It's tiffin time!


On the heads and bicycle racks of an army of delivery men, more than 200,000 shiny tiffin boxes course like quicksilver through the grotty streets of Mumbai each day.


Like clockwork, these stackable metal pots arrive at the desks of the city’s hungry office workers at 12:45 pm precisely.


Considered the world’s most ingenious meal distribution system – a recent Forbes magazine survey found that only one in six million deliveries is misplaced – the century-old tiffin lunch delivery network is integral to the cultural life of Mumbai.


And now, from Boston to Burnaby and from Calgary to Cambridge, the tiffin is taking off across North America, with Metro Vancouver leading the way.


On Granville Island, Curry 2 U proprietor Shaffeen Jamal says the tiffin trend is going gangbusters.


"When I first started I was maybe doing 50 a week," he says. "Now I’m doing 1,250."


At the popular South India restaurant Chutney Villa on Broadway at Main, Vancouver restaurateur Chindi Varadarajulu says she’s just ordered in another shipment of tiffin carriers to keep up with demand.


"You’re sick of the finger food, you’re sick of the pizzas and the sandwiches, this is a healthy – and tasty – option," says Varadarajulu, who now offers lunchtime delivery and corporate catering a la tiffin.

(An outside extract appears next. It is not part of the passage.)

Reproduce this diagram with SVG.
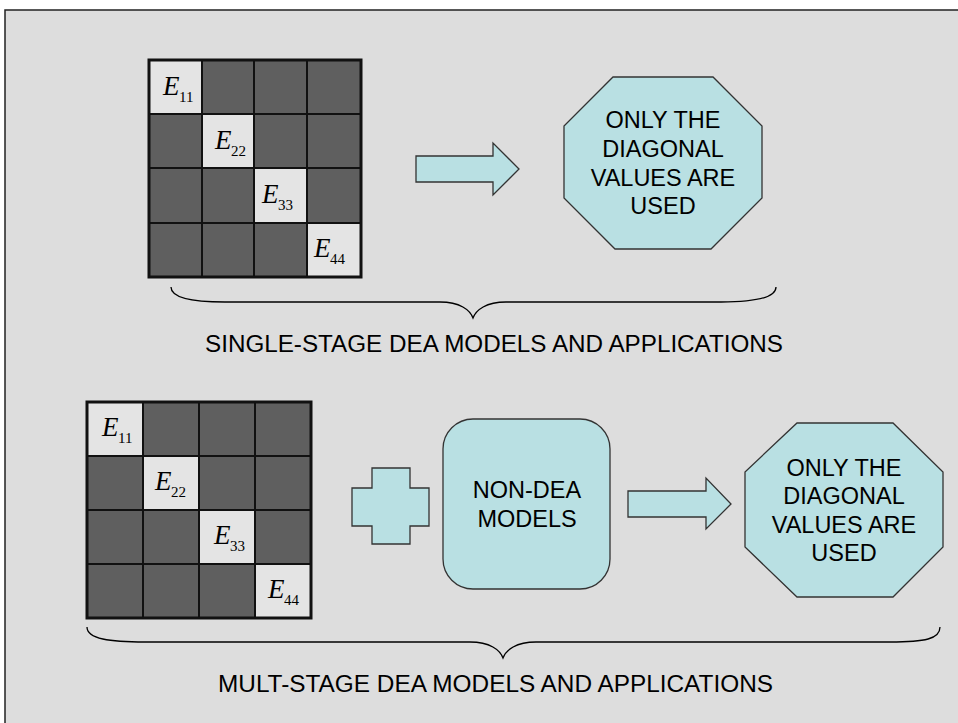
<svg xmlns="http://www.w3.org/2000/svg" width="958" height="723" viewBox="0 0 958 723">
<style>
.bg{fill:#dddddd}
.dk{fill:#5f5f5f}
.lt{fill:#e4e4e4}
.grid{fill:none;stroke:#111;stroke-width:2}
.frame{fill:none;stroke:#111;stroke-width:3}
.shape{fill:#b9e0e3;stroke:#333;stroke-width:1.3}
.E{font-family:"Liberation Serif","Times New Roman",serif;font-style:italic;font-size:27px;fill:#000}
.sub{font-family:"Liberation Serif","Times New Roman",serif;font-size:15px;fill:#000}
.t{font-family:"Liberation Sans",Arial,sans-serif;font-size:23.5px;fill:#000;text-anchor:middle}
.lbl{font-family:"Liberation Sans",Arial,sans-serif;font-size:23px;fill:#000}
.brace{fill:none;stroke:#000;stroke-width:1.3}
</style>
<rect x="0" y="0" width="958" height="723" fill="#ffffff"/>
<rect class="bg" x="5" y="10" width="953" height="713"/>
<path d="M5,723 V10 H958" fill="none" stroke="#222" stroke-width="1.5"/>

<g id="matrix-top">
<rect class="dk" x="149" y="60" width="212" height="217"/>
<rect class="lt" x="149" y="60" width="53" height="54"/>
<rect class="lt" x="202" y="114" width="52" height="54"/>
<rect class="lt" x="254" y="168" width="53" height="55"/>
<rect class="lt" x="307" y="223" width="54" height="54"/>
<path class="grid" d="M202,60V277M254,60V277M307,60V277M149,114H361M149,168H361M149,223H361"/>
<rect class="frame" x="149" y="60" width="212" height="217"/>
<text class="E" x="163" y="95">E</text><text class="sub" x="179" y="102">11</text>
<text class="E" x="215" y="149">E</text><text class="sub" x="231" y="156">22</text>
<text class="E" x="262" y="203">E</text><text class="sub" x="278" y="210">33</text>
<text class="E" x="314" y="257">E</text><text class="sub" x="330" y="264">44</text>
</g>

<g id="arrow-top">
<polygon class="shape" points="416,156 493,156 493,143 519,169 493,195 493,182 416,182"/>
</g>

<g id="octagon-top">
<polygon class="shape" points="613,77 713,77 762,126 762,198 711,249 615,249 564,198 564,126"/>
<text class="t" x="663" y="128">ONLY THE</text>
<text class="t" x="663" y="157">DIAGONAL</text>
<text class="t" x="663" y="186">VALUES ARE</text>
<text class="t" x="663" y="214">USED</text>
</g>

<g id="brace-top">
<path class="brace" d="M171,287 C171,299 195,302 225,302 L440,302 C460,302 470,310 473,318 C476,310 486,302 506,302 L721,302 C751,302 776,299 776,287"/>
<text class="lbl" x="205" y="352" textLength="578" lengthAdjust="spacingAndGlyphs">SINGLE-STAGE DEA MODELS AND APPLICATIONS</text>
</g>

<g id="matrix-bottom">
<rect class="dk" x="87" y="402" width="224" height="216"/>
<rect class="lt" x="87" y="402" width="56" height="54"/>
<rect class="lt" x="143" y="456" width="56" height="54"/>
<rect class="lt" x="199" y="510" width="56" height="54"/>
<rect class="lt" x="255" y="564" width="56" height="54"/>
<path class="grid" d="M143,402V618M199,402V618M255,402V618M87,456H311M87,510H311M87,564H311"/>
<rect class="frame" x="87" y="402" width="224" height="216"/>
<text class="E" x="102" y="436">E</text><text class="sub" x="118" y="443">11</text>
<text class="E" x="155" y="490">E</text><text class="sub" x="171" y="497">22</text>
<text class="E" x="214" y="544">E</text><text class="sub" x="230" y="551">33</text>
<text class="E" x="268" y="598">E</text><text class="sub" x="284" y="605">44</text>
</g>

<g id="plus">
<polygon class="shape" points="372,468 410,468 410,488 429,488 429,526 410,526 410,544 372,544 372,526 352,526 352,488 372,488"/>
</g>

<g id="non-dea">
<rect class="shape" x="443" y="419" width="167" height="170" rx="30" ry="30"/>
<text class="t" x="527" y="498">NON-DEA</text>
<text class="t" x="527" y="527">MODELS</text>
</g>

<g id="arrow-bottom">
<polygon class="shape" points="628,491 706,491 706,478 731,504 706,529 706,517 628,517"/>
</g>

<g id="octagon-bottom">
<polygon class="shape" points="797,423 893,423 943,472 943,547 893,597 797,597 745,547 745,472"/>
<text class="t" x="844" y="476">ONLY THE</text>
<text class="t" x="844" y="504">DIAGONAL</text>
<text class="t" x="844" y="533">VALUES ARE</text>
<text class="t" x="844" y="561">USED</text>
</g>

<g id="brace-bottom">
<path class="brace" d="M87,627 C87,639 110,642 145,642 L470,642 C490,642 500,650 503,658 C506,650 516,642 536,642 L890,642 C925,642 940,639 940,627"/>
<text class="lbl" x="218" y="692" textLength="555" lengthAdjust="spacingAndGlyphs">MULT-STAGE DEA MODELS AND APPLICATIONS</text>
</g>
</svg>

"A lot of customers will buy a tiffin for their leftovers. Others will come in just to buy the empty containers," she adds. "I’ve had to order another 250 from India they’re so popular."


In Calgary, Aly Ramji has named his restaurant after the cylindrical aluminum containers. Tiffin Curry and Roti House has just doubled its presence in the city on the strength of its lunchtime Tiffin Club, with a food court outlet at Mount Royal College expanding on the original restaurant on 28 Street SE.


"It’s picked up incredibly," says Ramji, originally from Vancouver. "Our tiffins are pretty unique too, they come in a thermos container – being from Calgary, the winters are cold here and we want your food to be hot!"


The tiffin is a remarkably simple concept. Originating with the British Raj in 19th Century India – the word ‘tiffing’ in antique English means to eat between meals – the tiffin typically comprises three or four separate hot and cold insulated compartments.


In India, they are also called dabbas, and are delivered every lunch hour by some 5,000 dabbawallahs (literally, box carriers) in Mumbai alone.


Typically, they contain rice in one compartment, Dal or curry in another, and other items in the third or fourth tiers such as naan, vegetables or a dessert.


Just this month, the tiffin arrived in the U.S., with a leading restaurant chain specialising in Indian cuisine launching ‘Tiffin Meals,’ a new home and office meal delivery service in Boston and Cambridge.


With a click of a mouse, patrons now can order quality, home-style Indian food every day for lunch, the Boston based One World Cuisine restaurant chain said while launching the service patterned on Mumbai’s dabbawallah carriers.


"The launch of Tiffin Meals allows us to better serve our customers, whether in our restaurants, their homes or their offices," said Amrik Pabla, president of the One World Cuisine group.


But unlike his counterparts in Metro Vancouver, who refill their customers cleaned tiffins at a considerable discount, Pabla serves up his Indian food in disposable, microwavable plastic containers.


Varadarajulu firmly believes that it is the "green factor" of the reusable aluminum tiffin carriers that will firmly entrench the tiffin trend here.


"The biggest reason it will take off is the enviromental reason, especially in Vancouver," she says. "We recently catered to a group of 75 at a government office. Can you imagine, if they weren’t ordering the tiffins, these people would have had three plastic containers each – that’s a lot of plastic."


Both Ramji and Jamal concur.


"We draw a lot of people who want to be environmentally friendly and are aware of the waste that’s involved in plastic lunch containers," says Ramji, who has a degree in environmental sciences and has "always been conscious of the problems we’re facing."


Adds Jamal: "I used to put 100,000 foam plates into the landfill every year. Now, I’ve put in a dishwasher than cost me 3,000 bucks and that is it.


"The idea is I want you to think green, be more responsible, and also buy your loyalty by asking you to come back to refill your tiffin."


Varadarajulu says she is not surprised the time-honoured tiffin is making a mighty comeback.


"India is the cool thing," she explains. "People are looking to India for the next thing, whether it’s movies, travel, music, spirituality, or food."